Cette modification se fait-elle à effectif constant, par le seul transfert du personnel de l'Institut national des appellations d'origine à cet établissement ? Je souhaiterais, monsieur le ministre, que vous nous précisiez les ambitions que vous avez pour l'INAO et les moyens pluriannuels que vous comptez lui attribuer pour lui permettre d'assurer ses missions. Peut-être allez-vous renvoyer cette réponse à l'examen du prochain projet de loi de finances, mais vous conviendrez que, dans ce débat, nous ne pouvons ignorer les modalités de financement de l'institut.

Par ailleurs, comment l'INAO contribue-t-il à la promotion des signes de qualité en France comme à l'étranger ? Dispose-t-il de moyens de communication adaptés ? Quels sont ses partenariats avec la société pour l'expansion des exportations agroalimentaires françaises, la SOPEXA ?

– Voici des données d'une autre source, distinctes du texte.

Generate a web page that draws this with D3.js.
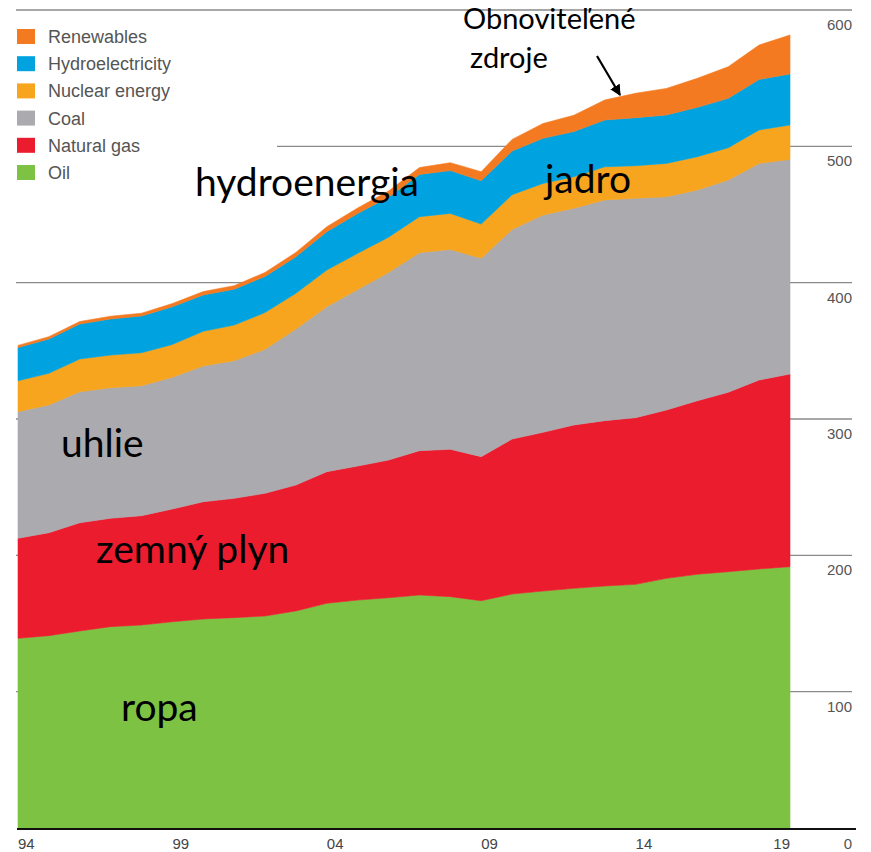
<!DOCTYPE html>
<html>
<head>
<meta charset="utf-8">
<script src="https://cdn.jsdelivr.net/npm/d3@7"></script>
<style>
  html, body { margin: 0; padding: 0; background: #fff; }
  svg { display: block; }
</style>
</head>
<body>
<svg id="chart" width="871" height="852"></svg>
<script>
// ---------- data (EJ) ----------
const years = d3.range(1994, 2020);
const oil        = [139.1,141.1,144.5,147.7,148.9,151.3,153.3,154.3,155.5,159.2,164.8,167.2,168.9,170.9,169.7,166.7,171.6,173.8,175.8,177.5,178.7,183.1,186.1,188.0,190.0,191.7];
const naturalGas = [73.4,75.5,79.4,79.5,80.2,82.7,86.0,87.5,90.0,92.4,96.6,98.3,101.0,105.9,108.1,105.7,113.7,116.4,119.8,121.3,122.3,123.5,127.3,131.6,138.6,141.3];
const coal       = [92.9,93.7,96.1,95.7,95.3,96.6,99.6,101.0,105.6,114.4,121.0,129.5,137.5,145.2,146.6,145.5,153.7,159.4,159.0,161.9,160.9,156.4,154.6,155.7,158.9,157.4];
const nuclear    = [22.7,23.2,24.0,24.0,24.2,24.1,25.5,26.1,27.0,26.2,26.9,26.5,26.0,26.4,26.4,25.1,25.5,23.2,23.1,24.3,23.9,24.5,24.4,23.7,24.5,25.3];
const hydro      = [24.3,25.2,25.7,26.5,26.9,27.7,26.6,26.3,26.5,26.8,28.1,29.3,29.3,31.0,31.4,31.8,32.0,33.1,33.1,34.3,35.2,35.5,36.2,36.2,37.1,37.4];
const renewables = [1.6,1.7,1.8,2.0,2.1,2.3,2.5,2.6,2.9,3.2,3.6,4.0,4.5,5.0,5.8,6.6,8.6,10.8,12.0,14.7,17.9,19.5,21.3,23.2,25.2,28.6];

const seriesKeys   = ["Oil","Natural gas","Coal","Nuclear energy","Hydroelectricity","Renewables"];
const seriesValues = [oil, naturalGas, coal, nuclear, hydro, renewables];
const seriesColors = ["#7dc242","#ec1c2f","#abaaae","#f7a51e","#00a3e0","#f47a22"];
const legendOrder  = ["Renewables","Hydroelectricity","Nuclear energy","Coal","Natural gas","Oil"];

const xTickYears  = [1994,1999,2004,2009,2014,2019];
const xTickLabels = ["94","99","04","09","14","19"];
const yTicks      = [0,100,200,300,400,500,600];

const annotations = [
  {text:"hydroenergia", x:195, y:196, size:39},
  {text:"jadro",        x:545, y:193, size:39},
  {text:"uhlie",        x:61,  y:457, size:39},
  {text:"zemný plyn",   x:96,  y:563, size:39},
  {text:"ropa",         x:121, y:721, size:39},
  {text:"Obnoviteľené", x:463, y:29,  size:29},
  {text:"zdroje",       x:470, y:68,  size:29}
];

// ---------- build table ----------
const table = years.map((yr, i) => {
  const row = {year: yr};
  seriesKeys.forEach((k, j) => row[k] = seriesValues[j][i]);
  return row;
});
const colorOf = d3.scaleOrdinal().domain(seriesKeys).range(seriesColors);

// ---------- layout ----------
const svg = d3.select("#chart");
const x = d3.scaleLinear().domain([1994, 2019]).range([18, 790]);
const y = d3.scaleLinear().domain([0, 600]).range([828, 10]);

// gridlines (behind)
const grid = svg.append("g");
yTicks.filter(v => v > 0).forEach(v => {
  const x0 = v === 500 ? 277 : 16;
  grid.append("line")
    .attr("x1", x0).attr("x2", 852)
    .attr("y1", y(v)).attr("y2", y(v))
    .attr("stroke", "#8a8a8a").attr("stroke-width", 1.3);
});

// stacked areas
const stack = d3.stack().keys(seriesKeys);
const layers = stack(table);
const area = d3.area()
  .x(d => x(d.data.year))
  .y0(d => y(d[0]))
  .y1(d => y(d[1]));

svg.append("g").selectAll("path")
  .data(layers)
  .join("path")
  .attr("d", area)
  .attr("fill", d => colorOf(d.key))
  .attr("stroke", d => colorOf(d.key))
  .attr("stroke-width", 0.6);

// y tick labels (right)
svg.append("g").selectAll("text")
  .data(yTicks)
  .join("text")
  .attr("x", 852)
  .attr("text-anchor", "end")
  .attr("font-family", "Liberation Sans, Arial, sans-serif")
  .attr("font-size", 15)
  .attr("fill", "#555")
  .text(d => d)
  .attr("y", d => d === 0 ? 849 : y(d) + 20);

// bottom axis line
svg.append("line")
  .attr("x1", 17).attr("x2", 856)
  .attr("y1", 829).attr("y2", 829)
  .attr("stroke", "#111").attr("stroke-width", 2.2);

// x tick labels
svg.append("g").selectAll("text")
  .data(xTickYears)
  .join("text")
  .attr("x", d => x(d))
  .attr("y", 849)
  .attr("text-anchor", (d, i) => i === xTickYears.length - 1 ? "end" : "start")
  .attr("font-family", "Liberation Sans, Arial, sans-serif")
  .attr("font-size", 15)
  .attr("fill", "#444")
  .text((d, i) => xTickLabels[i]);

// legend
const legend = svg.append("g");
legendOrder.forEach((k, i) => {
  const yy = 29 + i * 27.2;
  legend.append("rect")
    .attr("x", 17).attr("y", yy)
    .attr("width", 18).attr("height", 15)
    .attr("fill", colorOf(k));
  legend.append("text")
    .attr("x", 48).attr("y", yy + 14)
    .attr("font-family", "Liberation Sans, Arial, sans-serif")
    .attr("font-size", 18)
    .attr("fill", "#555")
    .text(k);
});

// annotations
svg.append("g").selectAll("text")
  .data(annotations)
  .join("text")
  .attr("x", d => d.x)
  .attr("y", d => d.y)
  .attr("font-family", "Lato, 'Open Sans', sans-serif")
  .attr("font-size", d => d.size)
  .attr("fill", "#000")
  .text(d => d.text);

// arrow
svg.append("defs").append("marker")
  .attr("id", "arrowhead")
  .attr("viewBox", "0 0 10 10")
  .attr("refX", 9).attr("refY", 5)
  .attr("markerWidth", 5).attr("markerHeight", 5)
  .attr("orient", "auto")
  .append("path").attr("d", "M0,0 L10,5 L0,10 Z").attr("fill", "#000");
svg.append("line")
  .attr("x1", 597).attr("y1", 56)
  .attr("x2", 620).attr("y2", 95)
  .attr("stroke", "#000").attr("stroke-width", 2.2)
  .attr("marker-end", "url(#arrowhead)");
</script>
</body>
</html>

À cet égard, je me réjouis que cet organisme ait créé une filiale, SOPEXA France, destinée à promouvoir l'agroalimentaire sur le territoire français. Il s'agit aujourd'hui, pour nos entreprises, de reconquérir les consommateurs hexagonaux. La France constitue, en effet, un marché très convoité pour les exportateurs du monde entier. La SOPEXA promouvra désormais, sur le marché français, des productions qu'elle délaissait jusqu'à présent, comme les vins et les produits laitiers.

À en juger par la prolifération d'écrits et de colloques sur le sujet, le terroir est à la mode. Mais peut-on parler d'une mode, alors que l'INAO a déjà fêté ses soixante-dix ans ? Riches d'histoire, de terroir et de culture, les produits locaux usent de leur typicité pour « se frayer un chemin » vers le coeur des consommateurs. Car il s'agit bien d'économie marchande, de segmentation de marché : la référence au terroir, ou du moins à l'origine, fonctionne bel et bien comme une marque pour les consommateurs de France et d'ailleurs, qui sont demandeurs de repères.

La politique de qualité mise en place par la France répond à cette demande. Mais prenons garde : la surabondance des signes nuit fortement à la lisibilité et à la clarté du dispositif. Cet effet pervers se trouve aggravé par la juxtaposition des signes nationaux et communautaires.

C'est pourquoi cette réforme était nécessaire. La majorité du groupe RDSE votera donc ce texte.